═══ Data ═══

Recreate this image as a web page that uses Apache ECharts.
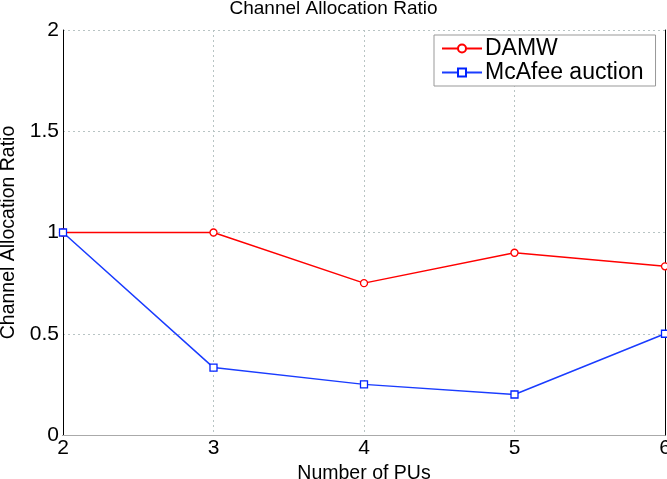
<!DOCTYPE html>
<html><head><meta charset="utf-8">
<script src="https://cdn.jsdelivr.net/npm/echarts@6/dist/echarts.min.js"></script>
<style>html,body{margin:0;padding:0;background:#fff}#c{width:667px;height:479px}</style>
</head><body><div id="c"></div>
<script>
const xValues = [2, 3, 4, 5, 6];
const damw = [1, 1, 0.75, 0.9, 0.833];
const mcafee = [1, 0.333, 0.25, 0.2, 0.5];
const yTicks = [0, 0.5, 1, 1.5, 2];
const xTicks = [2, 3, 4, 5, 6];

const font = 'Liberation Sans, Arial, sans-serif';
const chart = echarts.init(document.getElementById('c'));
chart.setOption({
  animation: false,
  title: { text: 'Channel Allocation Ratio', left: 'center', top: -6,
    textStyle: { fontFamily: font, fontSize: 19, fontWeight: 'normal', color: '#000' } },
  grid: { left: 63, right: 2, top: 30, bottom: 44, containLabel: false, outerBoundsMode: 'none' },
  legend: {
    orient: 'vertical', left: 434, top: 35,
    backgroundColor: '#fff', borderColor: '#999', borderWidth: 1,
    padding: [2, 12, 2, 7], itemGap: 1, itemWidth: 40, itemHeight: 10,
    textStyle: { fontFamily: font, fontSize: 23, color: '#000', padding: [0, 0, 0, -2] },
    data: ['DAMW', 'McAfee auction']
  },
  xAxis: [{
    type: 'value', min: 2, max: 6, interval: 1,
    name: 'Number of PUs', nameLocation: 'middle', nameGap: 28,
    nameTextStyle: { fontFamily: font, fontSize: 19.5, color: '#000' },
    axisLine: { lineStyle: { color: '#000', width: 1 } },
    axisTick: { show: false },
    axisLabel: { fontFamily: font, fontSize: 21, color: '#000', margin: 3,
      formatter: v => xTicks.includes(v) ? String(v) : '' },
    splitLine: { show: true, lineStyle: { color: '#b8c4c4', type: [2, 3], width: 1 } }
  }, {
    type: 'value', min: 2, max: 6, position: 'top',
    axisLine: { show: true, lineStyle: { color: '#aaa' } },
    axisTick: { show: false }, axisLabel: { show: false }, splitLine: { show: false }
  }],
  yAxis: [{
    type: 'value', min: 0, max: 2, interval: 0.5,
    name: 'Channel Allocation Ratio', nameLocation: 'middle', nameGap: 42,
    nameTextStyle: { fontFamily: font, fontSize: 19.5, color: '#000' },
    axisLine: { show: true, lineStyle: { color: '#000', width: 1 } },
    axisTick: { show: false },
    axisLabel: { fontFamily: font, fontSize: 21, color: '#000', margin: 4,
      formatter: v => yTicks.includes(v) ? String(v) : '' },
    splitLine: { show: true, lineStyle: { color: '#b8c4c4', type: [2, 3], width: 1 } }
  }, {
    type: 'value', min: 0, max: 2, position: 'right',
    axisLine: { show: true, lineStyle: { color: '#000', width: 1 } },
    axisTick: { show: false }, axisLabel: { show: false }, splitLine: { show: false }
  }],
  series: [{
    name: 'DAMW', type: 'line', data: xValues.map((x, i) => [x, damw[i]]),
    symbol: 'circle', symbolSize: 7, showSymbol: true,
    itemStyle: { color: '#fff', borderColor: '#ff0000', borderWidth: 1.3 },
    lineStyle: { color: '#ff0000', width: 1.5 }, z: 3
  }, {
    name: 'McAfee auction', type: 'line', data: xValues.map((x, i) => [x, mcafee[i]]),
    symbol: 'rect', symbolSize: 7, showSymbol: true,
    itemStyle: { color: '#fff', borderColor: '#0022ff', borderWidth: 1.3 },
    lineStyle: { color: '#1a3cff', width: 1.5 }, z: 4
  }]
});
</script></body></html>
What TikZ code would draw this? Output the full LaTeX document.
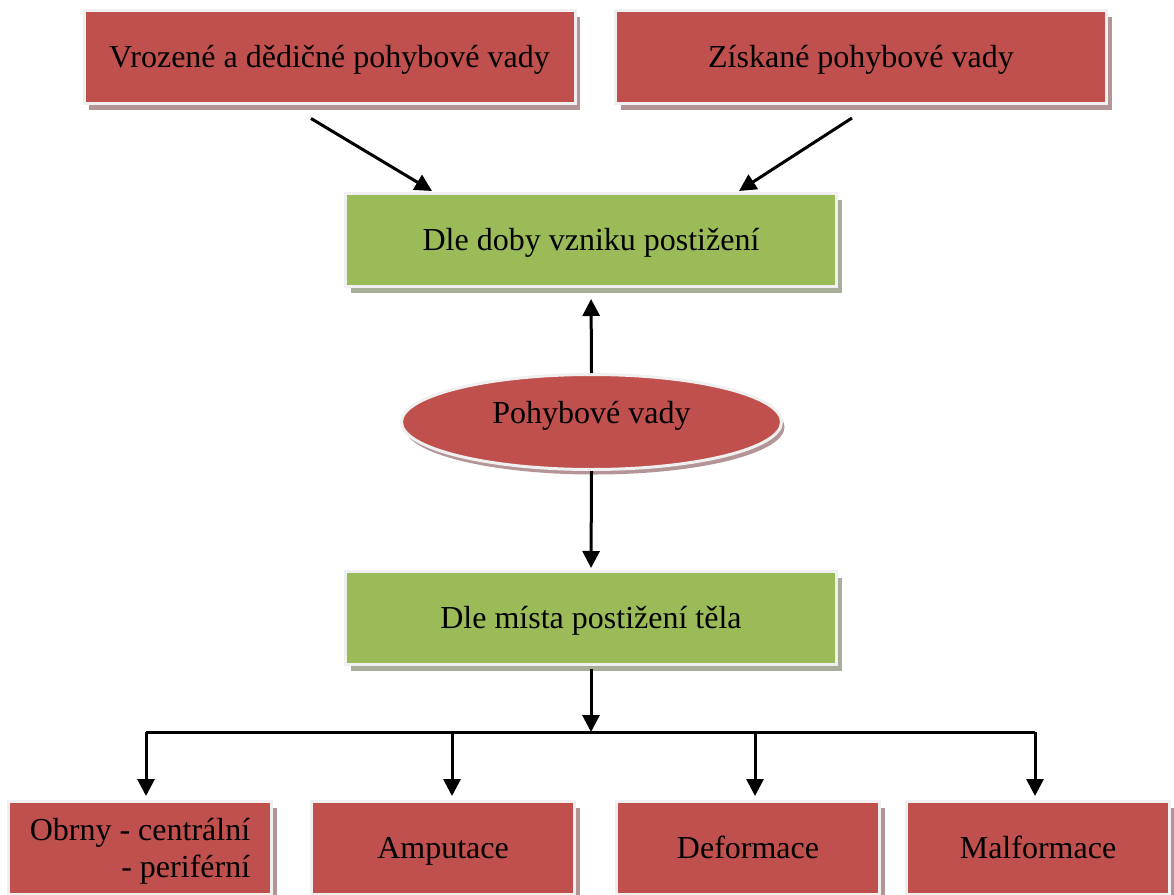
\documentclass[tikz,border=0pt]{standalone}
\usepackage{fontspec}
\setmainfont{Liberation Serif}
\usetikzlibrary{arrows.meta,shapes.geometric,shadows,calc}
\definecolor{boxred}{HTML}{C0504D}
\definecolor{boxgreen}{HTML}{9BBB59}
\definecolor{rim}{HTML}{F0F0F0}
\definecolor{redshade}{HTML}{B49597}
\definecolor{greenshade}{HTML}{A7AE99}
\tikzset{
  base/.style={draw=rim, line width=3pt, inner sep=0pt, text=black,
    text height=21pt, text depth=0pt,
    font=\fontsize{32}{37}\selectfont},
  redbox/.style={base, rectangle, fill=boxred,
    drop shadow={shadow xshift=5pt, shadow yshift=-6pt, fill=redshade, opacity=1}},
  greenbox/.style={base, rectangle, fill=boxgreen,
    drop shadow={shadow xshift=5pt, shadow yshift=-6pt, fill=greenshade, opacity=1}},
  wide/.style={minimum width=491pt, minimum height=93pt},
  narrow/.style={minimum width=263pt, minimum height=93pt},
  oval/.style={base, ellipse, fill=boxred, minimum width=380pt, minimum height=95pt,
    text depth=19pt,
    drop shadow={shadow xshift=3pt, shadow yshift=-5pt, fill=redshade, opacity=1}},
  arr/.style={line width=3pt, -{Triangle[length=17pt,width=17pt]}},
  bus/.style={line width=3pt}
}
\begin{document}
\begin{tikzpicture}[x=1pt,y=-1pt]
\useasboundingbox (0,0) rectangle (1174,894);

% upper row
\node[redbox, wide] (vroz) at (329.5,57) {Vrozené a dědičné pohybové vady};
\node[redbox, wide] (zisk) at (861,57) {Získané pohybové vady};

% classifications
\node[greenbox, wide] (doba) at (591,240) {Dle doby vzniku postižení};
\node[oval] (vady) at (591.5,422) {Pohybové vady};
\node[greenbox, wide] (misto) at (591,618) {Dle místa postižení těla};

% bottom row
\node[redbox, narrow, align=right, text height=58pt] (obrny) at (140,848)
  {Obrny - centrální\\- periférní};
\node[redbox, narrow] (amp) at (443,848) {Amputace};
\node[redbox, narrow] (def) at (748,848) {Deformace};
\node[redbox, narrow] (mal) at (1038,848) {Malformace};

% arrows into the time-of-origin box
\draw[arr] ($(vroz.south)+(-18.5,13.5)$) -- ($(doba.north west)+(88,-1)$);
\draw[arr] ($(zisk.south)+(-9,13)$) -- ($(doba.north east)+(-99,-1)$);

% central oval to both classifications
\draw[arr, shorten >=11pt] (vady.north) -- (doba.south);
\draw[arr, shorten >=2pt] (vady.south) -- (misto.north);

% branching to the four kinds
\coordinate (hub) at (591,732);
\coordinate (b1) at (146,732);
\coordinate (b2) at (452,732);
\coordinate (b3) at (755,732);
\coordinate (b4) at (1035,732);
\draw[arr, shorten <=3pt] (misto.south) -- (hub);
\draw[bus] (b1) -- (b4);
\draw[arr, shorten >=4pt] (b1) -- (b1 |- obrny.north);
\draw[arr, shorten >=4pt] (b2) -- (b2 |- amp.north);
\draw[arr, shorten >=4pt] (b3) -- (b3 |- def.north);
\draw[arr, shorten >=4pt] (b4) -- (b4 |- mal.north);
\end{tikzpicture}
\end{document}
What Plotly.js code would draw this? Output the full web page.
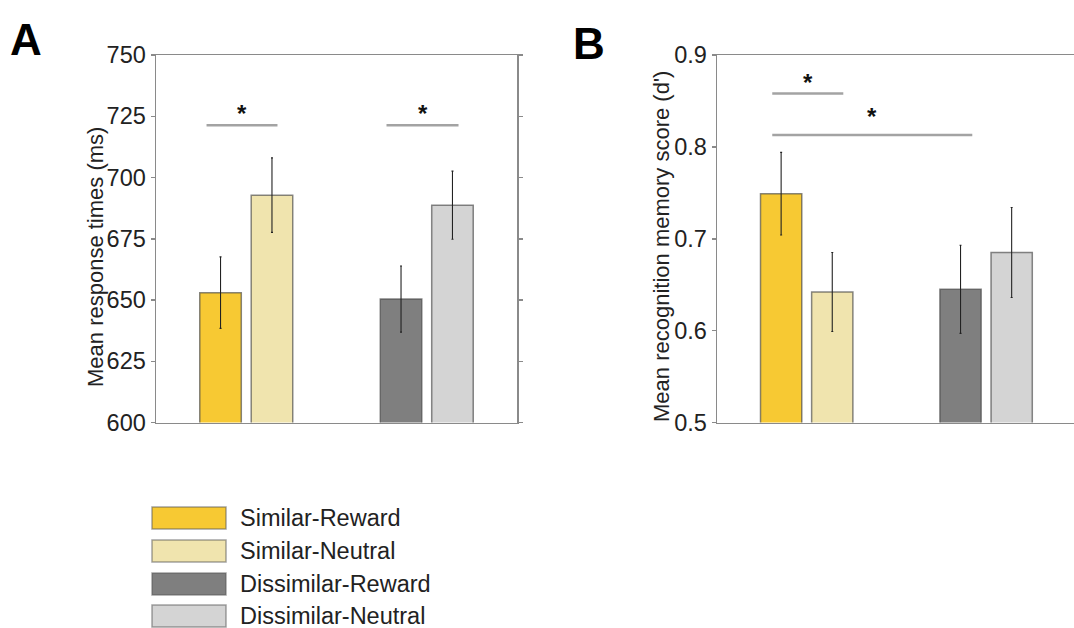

═══

Problem requirements: Check each line above for the word "full" and copy the ones that have it.

The result:
What TikZ code would draw this? Output the full LaTeX document.
What Plotly.js code would draw this? Output the full web page.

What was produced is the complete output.